As Computer Aid’s marketing officer, my day to day role is UK-based, however I was fortunate enough to accompany Ben Makai, our East Africa Programme Manager, on a visit to Zambia in December last year to meet some of our new and existing partners.
Zambia is an absolutely beautiful country. As I travelled in and around its capital, Lusaka, I was surprised by the sheer amount of building work and the number of shopping centres popping up around the city (I counted 6) – apparently a result of what seems to be fairly extensive Chinese investment.
There is a huge demand for computers as well as a significant need for an improved ICT infrastructure across the country.
The organisations we visited that already have access to IT were clearly putting the technology to good use. Both teachers and pupils at all the schools we went to, spoke about the importance of learning IT and the difference PCs had made to their lessons.
At St Michael’s Early Learning Centre, Miss Pascalina Chabu, a teacher at the school, told me that “We know that in the modern world, everyone needs IT skills. All jobs expect their employees to have them so our computers are very beneficial for all the children.”
Miss Chabu had taught all the teachers at the school how to use PCs and said that “With books you can only learn so much and you are limited to the information within them. With the internet, the learning opportunities are so much greater. It’s also great for the teachers too because now that we have PCs and the internet, planning lessons is much easier. I can find information that I need for my classes and it has improved all my lessons.”
It seemed to be assumed by everyone I spoke to that IT skills were necessary both to get into university and employment. At Matero Girls School, 2,000 children shared 20 PCs and there was a rota in place to help ensure that as many students as possible got access to weekly IT lessons. Grace and Tamalis, both 14, told me “we enjoy the IT lessons, we can now write letters and change fonts and size of text on the computer. I think this is really useful to us. With more practice we can get even better and this is very useful. All jobs need IT skills.”
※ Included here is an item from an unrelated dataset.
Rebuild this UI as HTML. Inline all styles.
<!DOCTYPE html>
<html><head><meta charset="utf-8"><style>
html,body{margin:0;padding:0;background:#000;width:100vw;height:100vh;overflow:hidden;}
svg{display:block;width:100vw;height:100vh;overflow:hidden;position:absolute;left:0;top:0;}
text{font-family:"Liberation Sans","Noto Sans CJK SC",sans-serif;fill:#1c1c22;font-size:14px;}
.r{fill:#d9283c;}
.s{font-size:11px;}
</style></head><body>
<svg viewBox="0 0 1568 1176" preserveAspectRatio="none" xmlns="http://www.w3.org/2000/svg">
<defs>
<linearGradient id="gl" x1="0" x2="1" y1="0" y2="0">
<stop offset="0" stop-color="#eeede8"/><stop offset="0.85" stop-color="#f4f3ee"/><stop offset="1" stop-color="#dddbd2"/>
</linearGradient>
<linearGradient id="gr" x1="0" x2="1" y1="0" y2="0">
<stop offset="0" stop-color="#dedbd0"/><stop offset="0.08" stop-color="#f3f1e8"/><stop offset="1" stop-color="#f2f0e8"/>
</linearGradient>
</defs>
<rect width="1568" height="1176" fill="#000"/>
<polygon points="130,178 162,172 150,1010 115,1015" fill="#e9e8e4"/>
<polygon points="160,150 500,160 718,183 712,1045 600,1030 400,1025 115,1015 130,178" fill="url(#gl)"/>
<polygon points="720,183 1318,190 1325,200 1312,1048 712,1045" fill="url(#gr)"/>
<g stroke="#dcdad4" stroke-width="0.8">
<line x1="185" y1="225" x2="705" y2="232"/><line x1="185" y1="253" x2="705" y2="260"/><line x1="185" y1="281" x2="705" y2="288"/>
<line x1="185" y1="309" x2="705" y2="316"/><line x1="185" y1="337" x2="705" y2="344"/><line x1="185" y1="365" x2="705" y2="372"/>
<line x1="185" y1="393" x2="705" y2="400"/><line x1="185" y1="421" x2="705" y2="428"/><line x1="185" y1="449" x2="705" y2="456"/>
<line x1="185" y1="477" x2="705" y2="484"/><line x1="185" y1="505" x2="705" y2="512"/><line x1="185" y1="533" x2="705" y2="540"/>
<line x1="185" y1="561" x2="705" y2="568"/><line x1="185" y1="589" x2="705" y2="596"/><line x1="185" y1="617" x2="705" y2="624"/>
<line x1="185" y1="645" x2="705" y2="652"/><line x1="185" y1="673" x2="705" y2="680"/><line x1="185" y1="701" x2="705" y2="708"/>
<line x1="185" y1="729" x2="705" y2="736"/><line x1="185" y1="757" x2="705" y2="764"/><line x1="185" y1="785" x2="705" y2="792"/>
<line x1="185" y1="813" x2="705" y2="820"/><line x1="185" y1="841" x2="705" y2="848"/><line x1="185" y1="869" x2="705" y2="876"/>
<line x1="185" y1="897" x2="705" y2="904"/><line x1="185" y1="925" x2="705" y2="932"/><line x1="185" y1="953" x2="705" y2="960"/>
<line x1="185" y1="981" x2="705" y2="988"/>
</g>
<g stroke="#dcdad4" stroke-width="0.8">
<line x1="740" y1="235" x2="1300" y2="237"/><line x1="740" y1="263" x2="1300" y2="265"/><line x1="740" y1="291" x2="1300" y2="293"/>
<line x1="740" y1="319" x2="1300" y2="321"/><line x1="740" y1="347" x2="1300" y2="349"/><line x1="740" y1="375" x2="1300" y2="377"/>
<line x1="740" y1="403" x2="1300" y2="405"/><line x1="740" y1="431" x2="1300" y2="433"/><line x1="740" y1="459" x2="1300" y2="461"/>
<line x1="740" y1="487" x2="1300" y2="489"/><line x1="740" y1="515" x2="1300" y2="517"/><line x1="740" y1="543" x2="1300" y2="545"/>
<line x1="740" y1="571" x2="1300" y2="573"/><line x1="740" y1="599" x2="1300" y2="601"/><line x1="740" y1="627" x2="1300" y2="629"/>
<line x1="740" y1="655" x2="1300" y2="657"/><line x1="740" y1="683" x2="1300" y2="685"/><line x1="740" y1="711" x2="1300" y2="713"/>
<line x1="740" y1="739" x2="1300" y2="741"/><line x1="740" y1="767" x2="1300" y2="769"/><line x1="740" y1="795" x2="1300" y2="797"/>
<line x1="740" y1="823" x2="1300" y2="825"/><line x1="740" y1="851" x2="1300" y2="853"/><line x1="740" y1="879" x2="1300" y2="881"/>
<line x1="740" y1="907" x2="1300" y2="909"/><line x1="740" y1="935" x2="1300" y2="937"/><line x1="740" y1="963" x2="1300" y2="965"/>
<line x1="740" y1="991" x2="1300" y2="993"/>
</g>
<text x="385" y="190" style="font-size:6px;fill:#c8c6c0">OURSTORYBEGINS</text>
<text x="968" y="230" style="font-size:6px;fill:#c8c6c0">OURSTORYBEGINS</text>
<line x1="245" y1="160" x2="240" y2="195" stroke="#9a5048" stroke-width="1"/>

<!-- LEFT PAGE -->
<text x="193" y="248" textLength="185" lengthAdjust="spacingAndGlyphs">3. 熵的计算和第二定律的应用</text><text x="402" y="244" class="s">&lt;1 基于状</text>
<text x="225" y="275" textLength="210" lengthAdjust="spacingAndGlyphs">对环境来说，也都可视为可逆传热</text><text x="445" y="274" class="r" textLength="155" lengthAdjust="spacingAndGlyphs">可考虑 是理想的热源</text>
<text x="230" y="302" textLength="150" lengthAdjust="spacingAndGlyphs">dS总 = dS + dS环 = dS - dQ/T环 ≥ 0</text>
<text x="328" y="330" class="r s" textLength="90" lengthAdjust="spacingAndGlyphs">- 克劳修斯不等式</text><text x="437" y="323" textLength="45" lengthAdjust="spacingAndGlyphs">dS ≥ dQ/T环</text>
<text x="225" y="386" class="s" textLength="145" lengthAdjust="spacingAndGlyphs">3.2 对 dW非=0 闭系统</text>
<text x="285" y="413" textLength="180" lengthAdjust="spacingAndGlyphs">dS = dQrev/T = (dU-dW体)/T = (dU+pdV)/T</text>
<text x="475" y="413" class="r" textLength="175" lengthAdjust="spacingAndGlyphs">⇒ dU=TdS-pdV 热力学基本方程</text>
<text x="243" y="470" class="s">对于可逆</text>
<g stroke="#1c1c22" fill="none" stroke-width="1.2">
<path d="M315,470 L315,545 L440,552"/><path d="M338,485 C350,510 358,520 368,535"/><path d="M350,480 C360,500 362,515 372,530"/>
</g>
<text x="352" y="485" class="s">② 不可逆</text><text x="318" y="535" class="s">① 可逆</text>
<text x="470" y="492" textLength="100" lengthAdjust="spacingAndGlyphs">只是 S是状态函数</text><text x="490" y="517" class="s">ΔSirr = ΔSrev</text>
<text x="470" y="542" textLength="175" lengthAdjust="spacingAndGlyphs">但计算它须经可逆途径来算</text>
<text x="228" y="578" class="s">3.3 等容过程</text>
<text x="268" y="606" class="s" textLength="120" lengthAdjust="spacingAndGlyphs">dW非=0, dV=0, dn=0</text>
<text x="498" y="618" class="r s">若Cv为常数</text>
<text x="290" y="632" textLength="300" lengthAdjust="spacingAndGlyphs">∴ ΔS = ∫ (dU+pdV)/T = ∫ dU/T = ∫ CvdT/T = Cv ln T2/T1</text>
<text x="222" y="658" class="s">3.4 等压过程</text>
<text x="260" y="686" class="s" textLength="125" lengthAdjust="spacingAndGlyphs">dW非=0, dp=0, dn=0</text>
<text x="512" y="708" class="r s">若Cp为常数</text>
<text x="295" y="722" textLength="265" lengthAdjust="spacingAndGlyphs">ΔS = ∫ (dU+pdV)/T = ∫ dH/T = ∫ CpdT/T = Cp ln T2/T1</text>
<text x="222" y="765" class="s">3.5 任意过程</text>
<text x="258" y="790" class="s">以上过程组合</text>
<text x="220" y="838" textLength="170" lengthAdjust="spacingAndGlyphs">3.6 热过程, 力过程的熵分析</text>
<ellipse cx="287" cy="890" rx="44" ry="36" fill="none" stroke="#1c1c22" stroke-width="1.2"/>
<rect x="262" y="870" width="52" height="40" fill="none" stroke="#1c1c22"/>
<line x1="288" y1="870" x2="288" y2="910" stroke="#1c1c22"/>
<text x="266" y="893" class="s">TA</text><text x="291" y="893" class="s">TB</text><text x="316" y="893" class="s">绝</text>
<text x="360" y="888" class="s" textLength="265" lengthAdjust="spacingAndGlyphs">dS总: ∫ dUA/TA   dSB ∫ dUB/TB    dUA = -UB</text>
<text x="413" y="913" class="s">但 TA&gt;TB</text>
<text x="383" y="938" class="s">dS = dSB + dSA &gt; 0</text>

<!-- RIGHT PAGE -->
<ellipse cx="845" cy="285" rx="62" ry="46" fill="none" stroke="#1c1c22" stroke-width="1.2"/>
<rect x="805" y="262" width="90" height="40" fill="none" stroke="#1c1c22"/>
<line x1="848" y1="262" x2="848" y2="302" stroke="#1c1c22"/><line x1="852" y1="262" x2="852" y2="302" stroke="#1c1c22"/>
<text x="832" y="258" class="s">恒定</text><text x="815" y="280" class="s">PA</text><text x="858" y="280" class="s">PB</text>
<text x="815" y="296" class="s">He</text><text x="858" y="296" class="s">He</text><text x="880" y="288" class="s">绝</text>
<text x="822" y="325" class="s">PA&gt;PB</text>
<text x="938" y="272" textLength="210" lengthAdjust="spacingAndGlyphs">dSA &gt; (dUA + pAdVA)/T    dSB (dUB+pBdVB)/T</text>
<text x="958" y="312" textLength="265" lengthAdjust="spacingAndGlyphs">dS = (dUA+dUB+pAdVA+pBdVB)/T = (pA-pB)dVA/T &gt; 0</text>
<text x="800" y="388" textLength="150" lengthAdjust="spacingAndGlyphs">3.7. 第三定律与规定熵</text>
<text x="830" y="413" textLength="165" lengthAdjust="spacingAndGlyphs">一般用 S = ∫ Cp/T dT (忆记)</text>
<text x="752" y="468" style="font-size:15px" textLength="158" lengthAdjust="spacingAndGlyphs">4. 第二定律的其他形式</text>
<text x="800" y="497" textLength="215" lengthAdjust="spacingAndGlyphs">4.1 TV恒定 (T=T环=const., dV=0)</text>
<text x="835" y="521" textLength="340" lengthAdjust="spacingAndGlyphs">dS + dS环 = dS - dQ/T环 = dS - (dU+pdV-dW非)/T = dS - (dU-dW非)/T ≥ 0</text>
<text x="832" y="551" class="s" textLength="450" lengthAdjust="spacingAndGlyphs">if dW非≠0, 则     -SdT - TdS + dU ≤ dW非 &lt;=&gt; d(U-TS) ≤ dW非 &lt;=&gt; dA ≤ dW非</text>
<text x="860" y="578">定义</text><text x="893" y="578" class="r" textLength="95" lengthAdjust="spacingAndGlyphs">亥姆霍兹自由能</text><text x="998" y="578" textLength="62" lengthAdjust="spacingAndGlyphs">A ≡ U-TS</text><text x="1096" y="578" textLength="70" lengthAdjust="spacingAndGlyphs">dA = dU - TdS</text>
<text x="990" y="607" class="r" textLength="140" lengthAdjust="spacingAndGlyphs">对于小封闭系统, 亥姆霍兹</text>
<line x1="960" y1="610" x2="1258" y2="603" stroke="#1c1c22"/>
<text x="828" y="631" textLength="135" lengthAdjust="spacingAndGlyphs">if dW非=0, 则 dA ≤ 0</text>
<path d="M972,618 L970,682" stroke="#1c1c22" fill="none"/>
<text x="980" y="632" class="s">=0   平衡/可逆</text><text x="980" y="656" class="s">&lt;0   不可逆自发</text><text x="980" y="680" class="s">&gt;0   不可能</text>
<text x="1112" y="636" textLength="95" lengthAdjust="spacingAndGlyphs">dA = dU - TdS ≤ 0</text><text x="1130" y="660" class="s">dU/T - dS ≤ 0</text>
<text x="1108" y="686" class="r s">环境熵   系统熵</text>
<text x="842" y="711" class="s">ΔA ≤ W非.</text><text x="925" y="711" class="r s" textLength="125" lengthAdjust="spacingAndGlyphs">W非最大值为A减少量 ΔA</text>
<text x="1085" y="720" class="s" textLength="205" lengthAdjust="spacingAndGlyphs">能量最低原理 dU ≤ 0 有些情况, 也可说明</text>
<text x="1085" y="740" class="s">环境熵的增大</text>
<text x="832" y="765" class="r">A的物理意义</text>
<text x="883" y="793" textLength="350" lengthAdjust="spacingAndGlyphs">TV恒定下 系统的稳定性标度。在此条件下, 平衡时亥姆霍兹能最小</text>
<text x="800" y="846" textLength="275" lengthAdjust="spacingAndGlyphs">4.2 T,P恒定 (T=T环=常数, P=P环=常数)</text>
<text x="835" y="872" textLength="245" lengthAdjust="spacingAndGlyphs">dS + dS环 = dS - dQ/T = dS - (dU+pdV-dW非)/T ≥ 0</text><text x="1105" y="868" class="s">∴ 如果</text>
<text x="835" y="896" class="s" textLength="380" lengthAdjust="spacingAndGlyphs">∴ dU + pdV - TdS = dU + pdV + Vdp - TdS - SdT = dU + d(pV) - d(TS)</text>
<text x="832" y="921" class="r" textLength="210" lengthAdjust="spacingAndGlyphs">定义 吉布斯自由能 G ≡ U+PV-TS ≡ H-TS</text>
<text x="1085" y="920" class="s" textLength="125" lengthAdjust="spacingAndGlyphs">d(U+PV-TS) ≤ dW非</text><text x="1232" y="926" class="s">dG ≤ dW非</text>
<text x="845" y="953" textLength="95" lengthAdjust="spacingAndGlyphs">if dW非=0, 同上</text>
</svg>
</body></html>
Teachers also emphasised how IT was valuable in other subjects explaining that “it is so useful to have PCs and now that we have the internet the older children can learn how they are used in employment. For example in business studies we teach them about e-commerce. Until we got the internet, the lessons were all theoretical but now we can show them how e-commerce works and the type of sites where you can buy goods online. It is no longer just theory.”
Outside of schools, organisations such as the Kafue Child Development Agency (the implementing agency for Child Fund) were also focused on improving access to IT and computer skills. The Agency ran a peer to peer IT learning centre which encourages children who learn a host of IT skills at the centre and can then pass this knowledge on to others in the community. Esra, the initiator and youth facilitator of the project says that “once one child is trained, they are then very enthusiastic about teaching other children. One child trains another who trains another… this means that IT knowledge spreads very quickly and effectively”. The centre hosts four groups of six children every day and, to date, the centre has trained 100 children in IT skills, all of whom are now able to teach other children at the centre, in school or at local libraries.
While the projects I visited impressed me with the enthusiasm and IT skills of both the teachers and pupils, it is clear that many thousands more computers are required if the majority, if not all, children are to gain access to IT and to be able to learn the skills required for further education and employment.